#### DATA SEGMENT
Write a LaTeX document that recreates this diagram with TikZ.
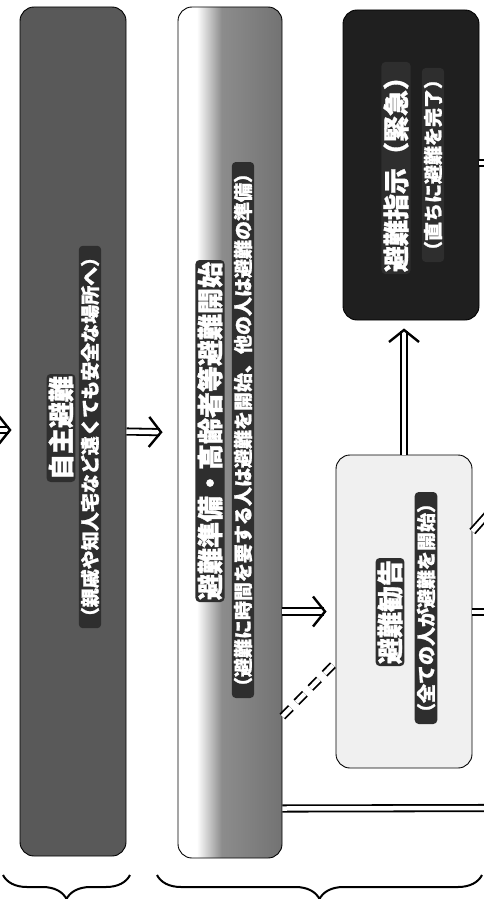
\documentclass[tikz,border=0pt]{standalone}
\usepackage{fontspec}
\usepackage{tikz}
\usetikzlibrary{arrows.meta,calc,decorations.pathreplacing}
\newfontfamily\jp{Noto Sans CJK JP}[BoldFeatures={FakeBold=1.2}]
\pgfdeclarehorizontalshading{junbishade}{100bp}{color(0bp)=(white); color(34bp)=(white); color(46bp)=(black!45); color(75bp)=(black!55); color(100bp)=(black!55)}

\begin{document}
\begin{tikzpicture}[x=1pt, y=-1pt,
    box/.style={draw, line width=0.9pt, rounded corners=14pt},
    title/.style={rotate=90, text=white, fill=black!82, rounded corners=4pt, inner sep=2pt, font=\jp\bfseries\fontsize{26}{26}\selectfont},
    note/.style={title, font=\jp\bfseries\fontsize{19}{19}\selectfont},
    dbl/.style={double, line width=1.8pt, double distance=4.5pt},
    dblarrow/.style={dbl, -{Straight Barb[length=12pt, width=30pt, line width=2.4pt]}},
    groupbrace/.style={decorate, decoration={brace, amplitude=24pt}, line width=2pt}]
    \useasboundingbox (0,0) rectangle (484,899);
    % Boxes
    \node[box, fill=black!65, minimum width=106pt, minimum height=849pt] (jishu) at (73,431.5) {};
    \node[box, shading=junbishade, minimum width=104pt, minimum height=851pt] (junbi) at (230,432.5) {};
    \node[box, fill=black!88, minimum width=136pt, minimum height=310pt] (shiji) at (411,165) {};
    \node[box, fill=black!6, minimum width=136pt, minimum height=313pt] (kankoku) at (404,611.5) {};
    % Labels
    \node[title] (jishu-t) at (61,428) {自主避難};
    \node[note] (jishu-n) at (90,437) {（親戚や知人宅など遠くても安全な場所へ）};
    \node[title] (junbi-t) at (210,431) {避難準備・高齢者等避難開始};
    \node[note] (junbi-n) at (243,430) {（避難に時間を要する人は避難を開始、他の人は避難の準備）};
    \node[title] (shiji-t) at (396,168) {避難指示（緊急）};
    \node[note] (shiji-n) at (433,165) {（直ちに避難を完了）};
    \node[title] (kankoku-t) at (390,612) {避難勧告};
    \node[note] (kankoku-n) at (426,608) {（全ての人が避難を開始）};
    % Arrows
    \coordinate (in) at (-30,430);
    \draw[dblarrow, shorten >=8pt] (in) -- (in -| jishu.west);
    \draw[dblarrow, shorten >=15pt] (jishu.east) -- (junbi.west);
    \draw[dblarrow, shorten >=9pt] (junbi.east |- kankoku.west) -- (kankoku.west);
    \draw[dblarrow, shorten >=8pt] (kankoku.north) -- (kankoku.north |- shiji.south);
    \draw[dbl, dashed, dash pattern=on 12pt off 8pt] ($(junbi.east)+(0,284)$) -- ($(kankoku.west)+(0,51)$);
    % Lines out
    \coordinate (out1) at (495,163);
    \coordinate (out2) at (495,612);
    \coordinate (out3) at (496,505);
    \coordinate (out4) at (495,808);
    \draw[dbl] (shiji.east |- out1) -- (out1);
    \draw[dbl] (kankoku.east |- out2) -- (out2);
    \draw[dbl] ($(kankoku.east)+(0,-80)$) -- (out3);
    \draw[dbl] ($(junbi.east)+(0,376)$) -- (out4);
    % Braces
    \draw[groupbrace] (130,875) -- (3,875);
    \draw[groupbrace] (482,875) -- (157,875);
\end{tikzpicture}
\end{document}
########
* [GIVEN INSTRUCTION] Copy the listing over exactly, skipping the pictures it holds.

* [SOLUTION TO THE PROBLEM]
Write a LaTeX document that recreates this diagram with TikZ.
\documentclass[tikz,border=0pt]{standalone}
\usepackage{fontspec}
\usepackage{tikz}
\usetikzlibrary{arrows.meta,calc,decorations.pathreplacing}
\newfontfamily\jp{Noto Sans CJK JP}[BoldFeatures={FakeBold=1.2}]
\pgfdeclarehorizontalshading{junbishade}{100bp}{color(0bp)=(white); color(34bp)=(white); color(46bp)=(black!45); color(75bp)=(black!55); color(100bp)=(black!55)}

\begin{document}
\begin{tikzpicture}[x=1pt, y=-1pt,
    box/.style={draw, line width=0.9pt, rounded corners=14pt},
    title/.style={rotate=90, text=white, fill=black!82, rounded corners=4pt, inner sep=2pt, font=\jp\bfseries\fontsize{26}{26}\selectfont},
    note/.style={title, font=\jp\bfseries\fontsize{19}{19}\selectfont},
    dbl/.style={double, line width=1.8pt, double distance=4.5pt},
    dblarrow/.style={dbl, -{Straight Barb[length=12pt, width=30pt, line width=2.4pt]}},
    groupbrace/.style={decorate, decoration={brace, amplitude=24pt}, line width=2pt}]
    \useasboundingbox (0,0) rectangle (484,899);
    % Boxes
    \node[box, fill=black!65, minimum width=106pt, minimum height=849pt] (jishu) at (73,431.5) {};
    \node[box, shading=junbishade, minimum width=104pt, minimum height=851pt] (junbi) at (230,432.5) {};
    \node[box, fill=black!88, minimum width=136pt, minimum height=310pt] (shiji) at (411,165) {};
    \node[box, fill=black!6, minimum width=136pt, minimum height=313pt] (kankoku) at (404,611.5) {};
    % Labels
    \node[title] (jishu-t) at (61,428) {自主避難};
    \node[note] (jishu-n) at (90,437) {（親戚や知人宅など遠くても安全な場所へ）};
    \node[title] (junbi-t) at (210,431) {避難準備・高齢者等避難開始};
    \node[note] (junbi-n) at (243,430) {（避難に時間を要する人は避難を開始、他の人は避難の準備）};
    \node[title] (shiji-t) at (396,168) {避難指示（緊急）};
    \node[note] (shiji-n) at (433,165) {（直ちに避難を完了）};
    \node[title] (kankoku-t) at (390,612) {避難勧告};
    \node[note] (kankoku-n) at (426,608) {（全ての人が避難を開始）};
    % Arrows
    \coordinate (in) at (-30,430);
    \draw[dblarrow, shorten >=8pt] (in) -- (in -| jishu.west);
    \draw[dblarrow, shorten >=15pt] (jishu.east) -- (junbi.west);
    \draw[dblarrow, shorten >=9pt] (junbi.east |- kankoku.west) -- (kankoku.west);
    \draw[dblarrow, shorten >=8pt] (kankoku.north) -- (kankoku.north |- shiji.south);
    \draw[dbl, dashed, dash pattern=on 12pt off 8pt] ($(junbi.east)+(0,284)$) -- ($(kankoku.west)+(0,51)$);
    % Lines out
    \coordinate (out1) at (495,163);
    \coordinate (out2) at (495,612);
    \coordinate (out3) at (496,505);
    \coordinate (out4) at (495,808);
    \draw[dbl] (shiji.east |- out1) -- (out1);
    \draw[dbl] (kankoku.east |- out2) -- (out2);
    \draw[dbl] ($(kankoku.east)+(0,-80)$) -- (out3);
    \draw[dbl] ($(junbi.east)+(0,376)$) -- (out4);
    % Braces
    \draw[groupbrace] (130,875) -- (3,875);
    \draw[groupbrace] (482,875) -- (157,875);
\end{tikzpicture}
\end{document}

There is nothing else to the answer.